Sticks, Stones and Words
And what about feelings? That’s also forbidden by the Torah. כְּשֵׁם שֶׁיֵּשׁ אוֹנָאָה בְּמֶקַח וּמִמְכַּר – Just like there’s a law of cheating people in buying and selling, overcharging, כָּךְ יֵשׁ אוֹנָאָה בַּדְּבָרִים – there’s also a law of ona’ah of hurting people in words (Bava Metzia 58b). Hurting by words is forbidden just like hurting with money.
Unfortunately, it happens many times, people give checks that bounce — that’s plain robbery. A check has to be an honest check. But even if you pay the good check, it has to be paid without mean words. Hurtful words are worse than stealing. The Gemara says that: גָּדוֹל אוֹנָאַת דְּבָרִים מֵאוֹנָאַת מָמוֹן – It’s much worse when you vex people with words, you say a mean word, then when you vex them in money matters. The Gemara there gives three reasons, three separate reasons. Take a look there — it’s daf nun ches amud beis — you’ll see there three reasons why it’s worse.

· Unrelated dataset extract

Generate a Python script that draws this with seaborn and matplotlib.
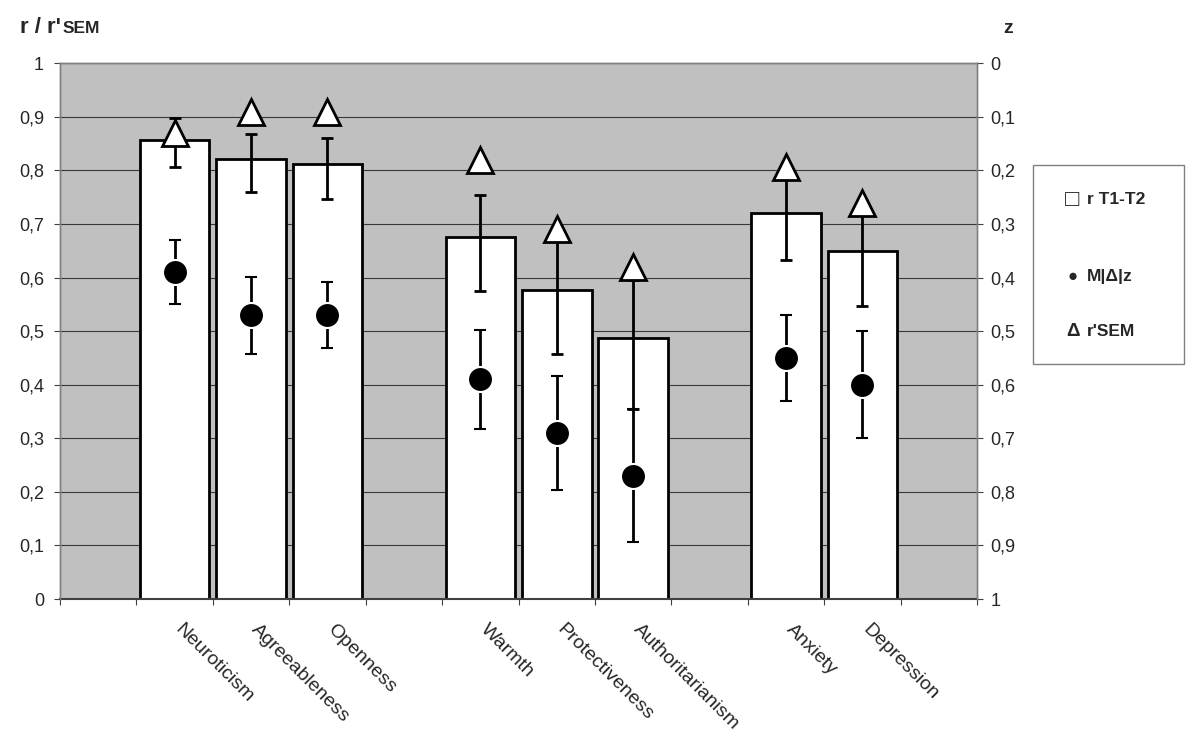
import matplotlib
matplotlib.use('Agg')
import numpy as np
import pandas as pd
import matplotlib.pyplot as plt
import seaborn as sns
from matplotlib.patches import Rectangle
from matplotlib.ticker import FuncFormatter
from matplotlib.transforms import blended_transform_factory, ScaledTranslation

# trait groups, an empty slot is left between groups
groups = [
    ['Neuroticism', 'Agreeableness', 'Openness'],
    ['Warmth', 'Protectiveness', 'Authoritarianism'],
    ['Anxiety', 'Depression'],
]
# r T1-T2 with confidence limits (left axis)
r_t1t2 = [0.857, 0.821, 0.812, 0.675, 0.576, 0.488, 0.720, 0.649]
r_lo = [0.806, 0.759, 0.747, 0.575, 0.457, 0.355, 0.632, 0.547]
r_hi = [0.897, 0.868, 0.861, 0.754, 0.670, 0.595, 0.790, 0.730]
# mean |delta| z with error (right axis, inverted)
m_dz = [0.39, 0.47, 0.47, 0.59, 0.69, 0.77, 0.55, 0.60]
m_dz_err = [0.06, 0.072, 0.062, 0.093, 0.106, 0.124, 0.08, 0.10]
# r'SEM (left axis)
r_sem = [0.870, 0.909, 0.909, 0.820, 0.690, 0.620, 0.807, 0.740]

names, slots = [], []
s = 1
for g in groups:
    for n in g:
        names.append(n)
        slots.append(s)
        s += 1
    s += 1
n_slots = s

df = pd.DataFrame({'trait': names, 'slot': slots, 'r': r_t1t2,
                   'r_lo': r_lo, 'r_hi': r_hi,
                   'mdz': m_dz, 'mdz_err': m_dz_err, 'rsem': r_sem})

sns.set_style('ticks')
plt.rcParams['font.family'] = ['Liberation Sans', 'DejaVu Sans']

fig = plt.figure(figsize=(12, 7.5), dpi=100)
ax = fig.add_axes([0.05, 0.2013, 0.7642, 0.7143])
ax.set_facecolor('#c0c0c0')

sns.barplot(data=df, x='slot', y='r', native_scale=True, width=0.91,
            color='white', edgecolor='black', linewidth=2, saturation=1,
            errorbar=None, ax=ax, zorder=2)
ax.errorbar(df['slot'], df['r'], yerr=[df['r'] - df['r_lo'], df['r_hi'] - df['r']],
            fmt='none', ecolor='black', elinewidth=2, capsize=4.5, capthick=2, zorder=3)

ax2 = ax.twinx()
ax2.errorbar(df['slot'], df['mdz'], yerr=df['mdz_err'], fmt='o', color='black',
             ms=18, mec='white', mew=1.5, elinewidth=2, capsize=4.5, capthick=2, zorder=3)
# r'SEM triangles belong to the left scale but are drawn on top
ax2.plot(df['slot'], df['rsem'], ls='none', marker='^', ms=19, mfc='white',
         mec='black', mew=2, transform=ax.transData, zorder=4)

comma = FuncFormatter(lambda v, _: f'{v:g}'.replace('.', ','))
yt = np.linspace(0, 1, 11)

ax.set_ylim(0, 1)
ax.set_yticks(yt)
ax.yaxis.set_major_formatter(comma)
ax.yaxis.grid(True, color='#383838', lw=0.8)
ax.set_axisbelow(True)
ax.set_xlabel('')
ax.set_ylabel('')

ax2.set_ylim(1, 0)
ax2.set_yticks(yt)
ax2.yaxis.set_major_formatter(comma)

ax.set_xlim(-0.5, n_slots - 0.5)
ax.set_xticks(np.arange(n_slots + 1) - 0.5)
ax.set_xticklabels([])
ax.tick_params(axis='x', which='major', length=4.5, color='#404040', direction='out')

# category names, slanted, starting just right of each slot centre
lab_tr = blended_transform_factory(ax.transData, ax.transAxes) + \
    ScaledTranslation(9 / 100, -22 / 100, fig.dpi_scale_trans)
for name, x in zip(df['trait'], df['slot']):
    ax.text(x, 0, name, transform=lab_tr, rotation=-45, ha='left', va='top',
            rotation_mode='anchor', fontsize=14)

ax.tick_params(axis='y', length=4.5, color='#404040', pad=7, labelsize=13)
ax2.tick_params(axis='y', length=4.5, color='#404040', pad=5, labelsize=13)

for a in (ax, ax2):
    for sp in a.spines.values():
        sp.set_color('#808080')
        sp.set_linewidth(1)
ax.spines['bottom'].set_color('#404040')
ax.spines['bottom'].set_linewidth(1.5)
ax2.spines['bottom'].set_visible(False)

fig.text(20 / 1200, 1 - 33 / 750, "r / r'", fontsize=16, weight='bold', va='baseline')
fig.text(63 / 1200, 1 - 33 / 750, 'SEM', fontsize=12.5, weight='bold', va='baseline')
fig.text(1003 / 1200, 1 - 33 / 750, 'z', fontsize=14, weight='bold', va='baseline')

# legend box
fig.add_artist(Rectangle((1033 / 1200, 1 - 364 / 750), 151 / 1200, 199 / 750,
                         transform=fig.transFigure, facecolor='white',
                         edgecolor='#808080', lw=1))
fig.text(1065 / 1200, 1 - 200 / 750, '\u25a1', fontsize=17, va='center')
fig.text(1087 / 1200, 1 - 200 / 750, 'r T1-T2', fontsize=12.5, weight='bold', va='center')
fig.text(1068 / 1200, 1 - 277 / 750, '\u25cf', fontsize=12, va='center')
fig.text(1087 / 1200, 1 - 277 / 750, 'M|\u0394|z', fontsize=12.5, weight='bold', va='center')
fig.text(1066 / 1200, 1 - 332 / 750, '\u0394', fontsize=13.5, weight='bold', va='center')
fig.text(1087 / 1200, 1 - 332 / 750, "r'SEM", fontsize=12.5, weight='bold', va='center')

fig.savefig('out.png', dpi=100)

You hear that? Saying a mean word to your wife is worse than if you cheated her. Let’s say you have a grocery store and your wife comes in to buy something, would you cheat your poor wife? You wouldn’t cheat your wife. You’d be happy to fill her basket with all kinds of good things. But if you said one mean word to her, it’s worse than cheating her! Hurtful words are more painful than tripping on the steps.
Warning the Convert
And that’s what Hillel said to this ger! “You have to realize the chomer hamitzvos. Do you understand what you’re coming into? You’re coming into a new world, a world where you have to be aware of your fellow man in a way that you never were before — his person, his money, his property, his feelings. Everything you have to be careful with.”
He should know beforehand it’s not easy to be a Jew. The goy might think, “Kashrus, oh it’s very hard to keep.” Or Shabbos. He thinks maybe that Shabbos is hard. No! That’s nothing! Those are all easy things to do. You have to get up in the morning and go to the beis haknesses to daven. You have to put on tefillin every day. You have to be careful what kind of married life you live. You need many things. All that’s not the difficulty; it’s easy. You should know, kol haTorah is דַּעֲלָךְ סְנֵי לְחַבְרָךְ לָא תַּעֲבֵד. That’s the difficulty of being a Jew. You have to deal with your fellow man properly. And that’s not easy. Like Reb Yisroel said, “You have to learn and learn in order to know how to be yotzei with your fellow man.”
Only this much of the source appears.